The Beehive: the official blog of the Massachusetts Historical Society

The MHS as Time Machine

In my work as a manuscript processor here at the MHS, I often come across the diaries or letters of a person I wish I could meet face to face. It’s rarely the well-known movers and shakers of history, just someone with a unique and interesting voice. I’ve introduced you to some of these people (Eliza Cheever Davis & Moses Hill) in previous posts, but my latest discovery is Jacob Newman Knapp (1773-1868), teacher and occasional preacher of Walpole, N.H. I wrote about Jacob before, but I hope you’ll indulge me if I quote from him again. Here he is in a letter to his son Francis on 21 May 1850 (from the Knapp family correspondence):

We are all well and active. When I say active I speak more particularly for others, than for myself. My days of activity have either gone by, or not yet arrived….Well, it is said that it takes a variety to constitute a world! There is certainly a good variety of characters in the world. Life is undoubtedly a serious trust and must be seriously accounted for; but there is so much of the ludicrous, of the absurd extravagant and incomprehensible in the human character, that I feel inclined to cry and to laugh at the same time. What a display, at different times, in the same person, of saint and sinner, of philosopher and fool, of man and monkey, a perpetual, practical antithesis, a combination in one person of the two sons of Leda, mortal and immortal by turns.

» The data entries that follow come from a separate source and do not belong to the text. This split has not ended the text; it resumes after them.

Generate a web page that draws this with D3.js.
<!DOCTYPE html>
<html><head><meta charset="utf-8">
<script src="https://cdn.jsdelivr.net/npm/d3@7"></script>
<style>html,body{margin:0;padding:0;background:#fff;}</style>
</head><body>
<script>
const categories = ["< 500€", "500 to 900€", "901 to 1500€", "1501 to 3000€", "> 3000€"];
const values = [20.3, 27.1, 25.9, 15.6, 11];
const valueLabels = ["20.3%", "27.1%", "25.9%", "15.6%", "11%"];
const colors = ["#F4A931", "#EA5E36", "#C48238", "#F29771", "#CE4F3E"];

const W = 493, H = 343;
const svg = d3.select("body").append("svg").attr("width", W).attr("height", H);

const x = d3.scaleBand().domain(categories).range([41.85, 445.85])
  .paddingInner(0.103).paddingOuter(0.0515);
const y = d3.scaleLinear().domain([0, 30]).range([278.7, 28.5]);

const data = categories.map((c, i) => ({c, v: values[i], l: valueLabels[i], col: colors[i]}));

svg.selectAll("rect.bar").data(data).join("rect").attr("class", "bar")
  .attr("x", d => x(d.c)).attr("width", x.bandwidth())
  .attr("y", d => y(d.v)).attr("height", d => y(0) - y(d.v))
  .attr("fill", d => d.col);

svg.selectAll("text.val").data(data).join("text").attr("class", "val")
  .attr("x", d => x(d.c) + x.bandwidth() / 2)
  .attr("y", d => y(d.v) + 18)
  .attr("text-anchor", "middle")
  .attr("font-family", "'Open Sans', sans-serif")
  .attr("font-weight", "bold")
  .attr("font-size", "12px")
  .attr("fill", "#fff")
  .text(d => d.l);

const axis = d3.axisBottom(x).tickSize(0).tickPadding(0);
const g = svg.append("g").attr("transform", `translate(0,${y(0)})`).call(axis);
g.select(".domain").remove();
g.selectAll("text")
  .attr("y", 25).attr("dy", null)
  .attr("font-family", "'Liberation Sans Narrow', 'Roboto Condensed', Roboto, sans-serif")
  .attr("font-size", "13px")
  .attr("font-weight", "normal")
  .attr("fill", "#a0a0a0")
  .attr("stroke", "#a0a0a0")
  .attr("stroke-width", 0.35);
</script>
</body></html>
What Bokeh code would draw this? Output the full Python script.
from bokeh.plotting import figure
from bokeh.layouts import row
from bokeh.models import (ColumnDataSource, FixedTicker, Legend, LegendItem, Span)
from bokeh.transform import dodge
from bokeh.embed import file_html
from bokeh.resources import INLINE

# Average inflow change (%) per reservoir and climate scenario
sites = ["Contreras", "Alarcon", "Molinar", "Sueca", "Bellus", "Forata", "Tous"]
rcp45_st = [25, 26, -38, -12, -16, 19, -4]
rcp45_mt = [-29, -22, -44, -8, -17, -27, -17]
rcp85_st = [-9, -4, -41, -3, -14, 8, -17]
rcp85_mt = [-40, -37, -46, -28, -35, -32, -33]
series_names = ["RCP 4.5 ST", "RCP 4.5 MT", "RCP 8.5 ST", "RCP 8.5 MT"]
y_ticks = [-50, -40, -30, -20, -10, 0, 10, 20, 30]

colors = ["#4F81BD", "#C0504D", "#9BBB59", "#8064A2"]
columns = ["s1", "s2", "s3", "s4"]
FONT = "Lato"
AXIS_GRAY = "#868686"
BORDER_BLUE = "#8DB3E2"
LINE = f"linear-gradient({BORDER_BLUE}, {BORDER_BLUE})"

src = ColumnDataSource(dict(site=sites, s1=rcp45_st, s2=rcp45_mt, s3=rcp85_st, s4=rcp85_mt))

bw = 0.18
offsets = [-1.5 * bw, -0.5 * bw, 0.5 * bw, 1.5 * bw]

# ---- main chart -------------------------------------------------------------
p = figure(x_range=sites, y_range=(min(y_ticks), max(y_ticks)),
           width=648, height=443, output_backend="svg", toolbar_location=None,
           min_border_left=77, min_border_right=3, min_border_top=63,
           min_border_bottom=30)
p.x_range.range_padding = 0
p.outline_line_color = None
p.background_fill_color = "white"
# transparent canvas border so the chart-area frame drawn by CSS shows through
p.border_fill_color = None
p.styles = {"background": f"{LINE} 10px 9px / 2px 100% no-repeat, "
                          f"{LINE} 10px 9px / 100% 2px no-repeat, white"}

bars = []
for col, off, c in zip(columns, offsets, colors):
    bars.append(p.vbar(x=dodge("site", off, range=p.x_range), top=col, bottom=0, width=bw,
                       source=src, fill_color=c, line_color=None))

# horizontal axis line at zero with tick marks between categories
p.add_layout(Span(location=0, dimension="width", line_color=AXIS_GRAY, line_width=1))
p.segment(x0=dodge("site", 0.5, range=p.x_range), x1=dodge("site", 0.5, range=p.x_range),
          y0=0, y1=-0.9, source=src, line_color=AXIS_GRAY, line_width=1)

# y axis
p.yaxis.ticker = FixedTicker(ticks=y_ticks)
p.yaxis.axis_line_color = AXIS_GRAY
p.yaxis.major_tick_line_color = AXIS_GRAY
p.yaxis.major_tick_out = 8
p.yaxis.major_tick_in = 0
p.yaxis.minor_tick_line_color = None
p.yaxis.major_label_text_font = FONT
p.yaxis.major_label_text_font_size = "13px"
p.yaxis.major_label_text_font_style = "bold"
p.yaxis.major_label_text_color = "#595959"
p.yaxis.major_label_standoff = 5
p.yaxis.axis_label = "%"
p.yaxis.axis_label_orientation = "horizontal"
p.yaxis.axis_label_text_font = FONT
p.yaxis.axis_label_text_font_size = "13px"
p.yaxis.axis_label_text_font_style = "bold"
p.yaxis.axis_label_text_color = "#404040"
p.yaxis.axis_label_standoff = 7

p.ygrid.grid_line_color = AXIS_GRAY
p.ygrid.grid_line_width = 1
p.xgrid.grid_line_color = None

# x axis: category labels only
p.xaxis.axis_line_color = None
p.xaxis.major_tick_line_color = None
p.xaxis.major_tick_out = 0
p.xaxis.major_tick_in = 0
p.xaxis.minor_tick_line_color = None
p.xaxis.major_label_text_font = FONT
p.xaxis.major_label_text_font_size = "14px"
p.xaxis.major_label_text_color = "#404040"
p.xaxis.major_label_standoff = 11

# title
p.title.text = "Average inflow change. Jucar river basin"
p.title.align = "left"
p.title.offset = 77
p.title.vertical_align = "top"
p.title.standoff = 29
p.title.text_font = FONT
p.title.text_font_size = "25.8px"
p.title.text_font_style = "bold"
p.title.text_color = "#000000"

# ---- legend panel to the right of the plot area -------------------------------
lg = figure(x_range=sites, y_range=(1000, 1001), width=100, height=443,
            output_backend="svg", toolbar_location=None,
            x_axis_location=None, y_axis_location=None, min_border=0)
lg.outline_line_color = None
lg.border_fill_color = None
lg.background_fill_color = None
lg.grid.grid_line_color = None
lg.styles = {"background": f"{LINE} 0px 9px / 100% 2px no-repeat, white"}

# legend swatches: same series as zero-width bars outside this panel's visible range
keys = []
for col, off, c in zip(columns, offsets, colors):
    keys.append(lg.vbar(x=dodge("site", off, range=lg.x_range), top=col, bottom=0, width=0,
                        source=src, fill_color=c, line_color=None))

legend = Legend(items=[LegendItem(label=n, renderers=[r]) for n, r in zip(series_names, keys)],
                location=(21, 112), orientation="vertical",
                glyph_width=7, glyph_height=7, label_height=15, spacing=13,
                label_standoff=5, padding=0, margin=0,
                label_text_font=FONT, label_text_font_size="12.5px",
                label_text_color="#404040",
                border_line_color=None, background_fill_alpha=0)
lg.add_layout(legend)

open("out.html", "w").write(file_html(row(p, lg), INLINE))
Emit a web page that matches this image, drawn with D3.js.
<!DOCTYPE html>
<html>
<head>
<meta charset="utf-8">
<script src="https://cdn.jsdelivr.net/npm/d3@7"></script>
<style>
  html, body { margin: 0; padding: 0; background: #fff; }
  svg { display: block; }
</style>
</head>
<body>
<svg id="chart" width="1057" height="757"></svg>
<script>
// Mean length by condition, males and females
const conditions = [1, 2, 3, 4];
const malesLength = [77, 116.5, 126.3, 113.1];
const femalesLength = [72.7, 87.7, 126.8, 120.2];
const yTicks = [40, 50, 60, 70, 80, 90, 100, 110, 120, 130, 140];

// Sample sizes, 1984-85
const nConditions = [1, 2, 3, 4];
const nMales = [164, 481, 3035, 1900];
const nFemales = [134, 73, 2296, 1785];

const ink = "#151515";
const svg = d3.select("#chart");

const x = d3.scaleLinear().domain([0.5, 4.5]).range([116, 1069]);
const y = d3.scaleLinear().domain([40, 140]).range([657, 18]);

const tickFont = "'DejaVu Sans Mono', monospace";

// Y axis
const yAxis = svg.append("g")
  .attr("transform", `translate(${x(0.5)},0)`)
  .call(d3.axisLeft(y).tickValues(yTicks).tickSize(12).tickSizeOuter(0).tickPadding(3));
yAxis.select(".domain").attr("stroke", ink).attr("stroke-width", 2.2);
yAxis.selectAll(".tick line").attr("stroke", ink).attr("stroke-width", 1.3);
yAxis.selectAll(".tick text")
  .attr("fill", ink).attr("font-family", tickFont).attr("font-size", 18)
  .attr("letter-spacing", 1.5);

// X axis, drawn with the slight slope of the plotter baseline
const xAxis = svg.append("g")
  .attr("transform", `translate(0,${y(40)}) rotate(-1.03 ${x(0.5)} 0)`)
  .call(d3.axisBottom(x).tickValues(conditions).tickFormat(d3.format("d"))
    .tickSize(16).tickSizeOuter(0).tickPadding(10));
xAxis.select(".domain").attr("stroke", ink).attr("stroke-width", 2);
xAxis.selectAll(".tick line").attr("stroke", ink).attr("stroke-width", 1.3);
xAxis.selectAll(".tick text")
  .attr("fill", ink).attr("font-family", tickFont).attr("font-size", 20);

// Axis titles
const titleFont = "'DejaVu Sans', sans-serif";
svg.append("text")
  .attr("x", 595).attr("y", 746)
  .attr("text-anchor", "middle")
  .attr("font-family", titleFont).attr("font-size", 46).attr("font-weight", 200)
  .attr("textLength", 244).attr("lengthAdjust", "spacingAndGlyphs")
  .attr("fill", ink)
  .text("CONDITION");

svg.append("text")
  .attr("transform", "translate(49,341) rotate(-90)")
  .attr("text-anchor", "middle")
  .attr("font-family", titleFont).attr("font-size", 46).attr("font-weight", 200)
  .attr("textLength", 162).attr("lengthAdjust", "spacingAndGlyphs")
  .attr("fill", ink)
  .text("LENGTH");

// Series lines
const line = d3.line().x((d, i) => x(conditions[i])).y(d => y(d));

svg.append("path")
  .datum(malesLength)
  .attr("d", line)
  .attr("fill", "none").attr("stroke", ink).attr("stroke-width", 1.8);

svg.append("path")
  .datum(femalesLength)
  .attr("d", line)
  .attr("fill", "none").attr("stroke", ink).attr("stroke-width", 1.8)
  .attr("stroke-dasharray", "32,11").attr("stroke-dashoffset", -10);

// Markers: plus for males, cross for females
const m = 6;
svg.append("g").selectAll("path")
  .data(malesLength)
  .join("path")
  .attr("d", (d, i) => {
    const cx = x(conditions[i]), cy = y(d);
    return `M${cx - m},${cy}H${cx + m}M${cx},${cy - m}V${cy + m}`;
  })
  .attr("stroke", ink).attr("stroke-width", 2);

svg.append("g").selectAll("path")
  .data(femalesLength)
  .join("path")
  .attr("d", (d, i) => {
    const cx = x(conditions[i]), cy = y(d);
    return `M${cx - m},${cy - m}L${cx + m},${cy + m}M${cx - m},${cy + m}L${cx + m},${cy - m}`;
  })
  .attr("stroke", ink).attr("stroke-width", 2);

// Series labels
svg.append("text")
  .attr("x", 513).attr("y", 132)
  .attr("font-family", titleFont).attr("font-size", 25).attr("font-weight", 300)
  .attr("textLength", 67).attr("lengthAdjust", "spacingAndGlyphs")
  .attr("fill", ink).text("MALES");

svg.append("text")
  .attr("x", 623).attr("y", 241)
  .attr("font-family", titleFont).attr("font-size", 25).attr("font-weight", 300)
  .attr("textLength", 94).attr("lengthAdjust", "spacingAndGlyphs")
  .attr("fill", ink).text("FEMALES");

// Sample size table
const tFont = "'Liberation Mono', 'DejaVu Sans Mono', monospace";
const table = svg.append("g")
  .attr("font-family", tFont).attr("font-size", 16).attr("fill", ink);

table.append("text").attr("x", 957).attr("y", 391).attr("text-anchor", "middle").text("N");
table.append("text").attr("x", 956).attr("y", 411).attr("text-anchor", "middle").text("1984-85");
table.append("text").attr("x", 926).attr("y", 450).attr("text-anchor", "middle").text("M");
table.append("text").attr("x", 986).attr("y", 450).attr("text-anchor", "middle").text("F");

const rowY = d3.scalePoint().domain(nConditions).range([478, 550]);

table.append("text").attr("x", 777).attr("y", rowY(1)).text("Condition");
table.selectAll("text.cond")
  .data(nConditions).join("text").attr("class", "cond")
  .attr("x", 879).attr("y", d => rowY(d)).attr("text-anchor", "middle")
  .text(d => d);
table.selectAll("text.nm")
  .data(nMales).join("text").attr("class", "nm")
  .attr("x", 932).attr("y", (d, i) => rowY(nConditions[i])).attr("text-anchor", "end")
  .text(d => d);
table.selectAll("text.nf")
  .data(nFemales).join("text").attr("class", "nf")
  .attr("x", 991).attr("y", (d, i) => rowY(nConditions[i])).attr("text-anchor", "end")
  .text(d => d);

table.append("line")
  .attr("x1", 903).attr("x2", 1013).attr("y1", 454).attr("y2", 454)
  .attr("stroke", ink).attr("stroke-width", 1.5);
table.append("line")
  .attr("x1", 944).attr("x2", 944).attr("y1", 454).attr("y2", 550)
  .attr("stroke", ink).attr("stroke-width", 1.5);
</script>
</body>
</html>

His wit, eloquence, and philosophical attitude endeared Jacob to me immediately. Not to mention his obvious affection for his family:

We [Jacob and his wife Louisa (Bellows) Knapp] have many topics of interest for conversation; one never tiring, never exhausted subject is our sons. We follow them every where, and when facts are unknown, we reason upon the probable and the improbable, the possible and the impossible, and at times free the imagination from its cage of logic, and let it fly at large, at liberty to light anywhere, and to sing its wildest notes. We have no dull hours. We have occasionally some silent hours, but no vacant ones, for they are crowded full of reminiscences or compendiums and abstracts of future developments.

Jacob lived to be almost 95 years old. He was born 7 Nov. 1773 and died 27 July 1868. Imagine, a man born a few weeks before the Boston Tea Party, old enough to remember events of the Revolutionary War (he was almost 10 when the Treaty of Paris was signed), who lived to see the end of the Civil War and the ratification of the 14th Amendment! No wonder his letters are full of so much wisdom. How fascinating he would be to talk to.

There’s only so much we can know about the people of the past from the writings they leave behind, but it’s hard not to feel that I have, in a way, “met” Jacob.